- **What to do**
Everything in the listing below from the line containing "Generate a Python" through the line containing "0.67, 0.68, 0.69]" should be repeated exactly; leave out every other line.

— begin Data listing —

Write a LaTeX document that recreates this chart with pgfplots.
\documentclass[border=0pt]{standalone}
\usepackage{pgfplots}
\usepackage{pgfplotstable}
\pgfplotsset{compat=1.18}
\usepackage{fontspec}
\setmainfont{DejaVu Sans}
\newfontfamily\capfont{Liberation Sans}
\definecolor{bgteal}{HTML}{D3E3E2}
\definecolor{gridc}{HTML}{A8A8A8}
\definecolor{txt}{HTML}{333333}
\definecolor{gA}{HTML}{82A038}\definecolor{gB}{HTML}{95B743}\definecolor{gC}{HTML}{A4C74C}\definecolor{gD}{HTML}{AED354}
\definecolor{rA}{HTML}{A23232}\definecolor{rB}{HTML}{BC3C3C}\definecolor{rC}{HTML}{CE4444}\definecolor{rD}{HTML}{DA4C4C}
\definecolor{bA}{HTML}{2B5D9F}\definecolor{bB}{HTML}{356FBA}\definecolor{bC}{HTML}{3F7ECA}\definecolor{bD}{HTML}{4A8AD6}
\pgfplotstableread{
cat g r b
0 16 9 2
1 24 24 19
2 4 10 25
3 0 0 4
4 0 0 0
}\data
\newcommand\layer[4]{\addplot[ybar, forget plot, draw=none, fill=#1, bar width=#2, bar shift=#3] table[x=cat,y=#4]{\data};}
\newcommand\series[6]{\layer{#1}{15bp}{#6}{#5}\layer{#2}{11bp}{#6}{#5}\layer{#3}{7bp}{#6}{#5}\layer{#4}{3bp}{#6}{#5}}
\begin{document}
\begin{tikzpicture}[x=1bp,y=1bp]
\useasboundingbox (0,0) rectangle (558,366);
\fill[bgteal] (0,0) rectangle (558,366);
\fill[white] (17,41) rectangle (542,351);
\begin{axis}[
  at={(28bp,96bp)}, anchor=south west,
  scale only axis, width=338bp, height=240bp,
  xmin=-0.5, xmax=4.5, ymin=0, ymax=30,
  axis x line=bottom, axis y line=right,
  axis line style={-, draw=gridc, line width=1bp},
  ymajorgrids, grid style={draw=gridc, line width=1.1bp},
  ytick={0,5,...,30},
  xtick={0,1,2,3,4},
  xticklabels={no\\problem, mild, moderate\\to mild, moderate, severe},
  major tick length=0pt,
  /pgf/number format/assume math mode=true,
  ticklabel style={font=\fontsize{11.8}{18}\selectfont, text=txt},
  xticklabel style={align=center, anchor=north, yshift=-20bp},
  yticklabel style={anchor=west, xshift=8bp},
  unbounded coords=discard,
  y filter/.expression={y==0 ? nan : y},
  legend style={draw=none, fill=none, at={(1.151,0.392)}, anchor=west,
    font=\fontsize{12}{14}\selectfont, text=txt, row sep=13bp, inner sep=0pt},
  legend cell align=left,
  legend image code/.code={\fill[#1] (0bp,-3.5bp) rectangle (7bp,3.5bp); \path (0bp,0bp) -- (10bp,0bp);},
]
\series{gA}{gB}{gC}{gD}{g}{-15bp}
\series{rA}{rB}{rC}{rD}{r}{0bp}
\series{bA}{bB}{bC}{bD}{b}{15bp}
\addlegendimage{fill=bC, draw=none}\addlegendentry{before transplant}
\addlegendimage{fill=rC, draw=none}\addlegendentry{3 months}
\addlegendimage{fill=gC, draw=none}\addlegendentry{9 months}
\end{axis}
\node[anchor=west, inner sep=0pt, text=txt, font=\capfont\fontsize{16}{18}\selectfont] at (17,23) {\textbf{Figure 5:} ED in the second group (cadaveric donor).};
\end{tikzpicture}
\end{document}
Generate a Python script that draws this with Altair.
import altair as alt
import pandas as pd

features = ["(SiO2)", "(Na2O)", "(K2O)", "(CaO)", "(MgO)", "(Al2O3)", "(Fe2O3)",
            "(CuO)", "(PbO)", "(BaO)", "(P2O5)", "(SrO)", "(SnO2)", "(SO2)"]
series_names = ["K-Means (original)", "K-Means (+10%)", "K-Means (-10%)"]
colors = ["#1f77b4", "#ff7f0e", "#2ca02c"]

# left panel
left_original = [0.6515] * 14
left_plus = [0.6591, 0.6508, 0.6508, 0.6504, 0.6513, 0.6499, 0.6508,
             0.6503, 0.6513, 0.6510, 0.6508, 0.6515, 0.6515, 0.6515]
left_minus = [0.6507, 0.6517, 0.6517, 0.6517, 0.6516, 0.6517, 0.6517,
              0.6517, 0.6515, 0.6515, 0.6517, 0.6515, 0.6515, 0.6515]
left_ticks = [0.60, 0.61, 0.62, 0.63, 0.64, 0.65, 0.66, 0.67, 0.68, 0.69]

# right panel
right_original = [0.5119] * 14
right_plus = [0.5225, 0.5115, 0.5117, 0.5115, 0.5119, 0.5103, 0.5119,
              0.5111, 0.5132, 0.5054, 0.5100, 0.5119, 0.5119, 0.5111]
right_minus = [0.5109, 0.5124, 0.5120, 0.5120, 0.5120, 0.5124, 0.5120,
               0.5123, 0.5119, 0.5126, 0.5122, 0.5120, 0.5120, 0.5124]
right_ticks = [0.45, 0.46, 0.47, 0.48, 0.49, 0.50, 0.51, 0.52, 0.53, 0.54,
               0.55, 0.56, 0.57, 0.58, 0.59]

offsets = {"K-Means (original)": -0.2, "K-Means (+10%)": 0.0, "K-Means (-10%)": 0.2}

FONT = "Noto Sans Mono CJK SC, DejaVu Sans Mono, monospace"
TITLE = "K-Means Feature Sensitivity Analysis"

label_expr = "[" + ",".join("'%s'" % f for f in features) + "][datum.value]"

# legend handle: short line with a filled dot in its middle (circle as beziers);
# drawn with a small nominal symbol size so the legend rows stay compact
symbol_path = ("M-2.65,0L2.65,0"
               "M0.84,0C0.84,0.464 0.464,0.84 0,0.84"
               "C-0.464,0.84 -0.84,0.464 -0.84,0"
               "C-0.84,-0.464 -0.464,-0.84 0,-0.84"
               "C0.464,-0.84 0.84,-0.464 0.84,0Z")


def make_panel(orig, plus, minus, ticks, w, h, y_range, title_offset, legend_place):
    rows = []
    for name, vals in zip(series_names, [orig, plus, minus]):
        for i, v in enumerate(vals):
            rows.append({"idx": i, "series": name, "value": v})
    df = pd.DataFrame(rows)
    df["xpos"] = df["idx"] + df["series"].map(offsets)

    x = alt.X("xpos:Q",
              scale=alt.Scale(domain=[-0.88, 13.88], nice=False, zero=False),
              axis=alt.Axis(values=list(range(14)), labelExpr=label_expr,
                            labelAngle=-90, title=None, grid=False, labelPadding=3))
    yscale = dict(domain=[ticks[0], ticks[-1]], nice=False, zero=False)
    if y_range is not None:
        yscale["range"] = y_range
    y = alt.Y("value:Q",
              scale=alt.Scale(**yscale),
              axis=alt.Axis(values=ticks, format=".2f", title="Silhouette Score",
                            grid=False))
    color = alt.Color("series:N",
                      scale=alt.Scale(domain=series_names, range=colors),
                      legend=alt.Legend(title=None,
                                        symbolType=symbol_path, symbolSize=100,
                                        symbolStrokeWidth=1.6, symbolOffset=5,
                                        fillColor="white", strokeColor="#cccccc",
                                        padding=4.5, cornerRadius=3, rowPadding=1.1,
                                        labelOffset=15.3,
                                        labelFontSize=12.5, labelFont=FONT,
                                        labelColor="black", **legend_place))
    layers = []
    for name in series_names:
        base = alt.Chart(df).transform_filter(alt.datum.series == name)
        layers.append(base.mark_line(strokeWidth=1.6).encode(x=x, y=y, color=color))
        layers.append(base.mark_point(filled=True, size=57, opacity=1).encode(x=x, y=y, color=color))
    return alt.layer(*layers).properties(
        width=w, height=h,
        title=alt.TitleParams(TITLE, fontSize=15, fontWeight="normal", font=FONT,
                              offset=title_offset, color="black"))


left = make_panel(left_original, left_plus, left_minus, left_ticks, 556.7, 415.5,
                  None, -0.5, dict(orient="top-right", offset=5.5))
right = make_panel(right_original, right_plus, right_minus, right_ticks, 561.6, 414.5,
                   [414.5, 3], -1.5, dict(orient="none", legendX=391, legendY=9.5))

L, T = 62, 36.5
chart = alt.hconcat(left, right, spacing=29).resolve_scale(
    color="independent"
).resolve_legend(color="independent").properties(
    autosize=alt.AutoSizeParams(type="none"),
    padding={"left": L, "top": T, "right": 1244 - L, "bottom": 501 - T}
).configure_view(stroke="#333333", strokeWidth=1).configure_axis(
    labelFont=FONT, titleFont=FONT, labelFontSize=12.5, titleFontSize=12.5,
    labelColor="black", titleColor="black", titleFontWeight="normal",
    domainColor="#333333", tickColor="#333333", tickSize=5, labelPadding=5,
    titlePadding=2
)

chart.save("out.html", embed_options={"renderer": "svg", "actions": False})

— end Data listing —

- **Full answer**
Generate a Python script that draws this with Altair.
import altair as alt
import pandas as pd

features = ["(SiO2)", "(Na2O)", "(K2O)", "(CaO)", "(MgO)", "(Al2O3)", "(Fe2O3)",
            "(CuO)", "(PbO)", "(BaO)", "(P2O5)", "(SrO)", "(SnO2)", "(SO2)"]
series_names = ["K-Means (original)", "K-Means (+10%)", "K-Means (-10%)"]
colors = ["#1f77b4", "#ff7f0e", "#2ca02c"]

# left panel
left_original = [0.6515] * 14
left_plus = [0.6591, 0.6508, 0.6508, 0.6504, 0.6513, 0.6499, 0.6508,
             0.6503, 0.6513, 0.6510, 0.6508, 0.6515, 0.6515, 0.6515]
left_minus = [0.6507, 0.6517, 0.6517, 0.6517, 0.6516, 0.6517, 0.6517,
              0.6517, 0.6515, 0.6515, 0.6517, 0.6515, 0.6515, 0.6515]
left_ticks = [0.60, 0.61, 0.62, 0.63, 0.64, 0.65, 0.66, 0.67, 0.68, 0.69]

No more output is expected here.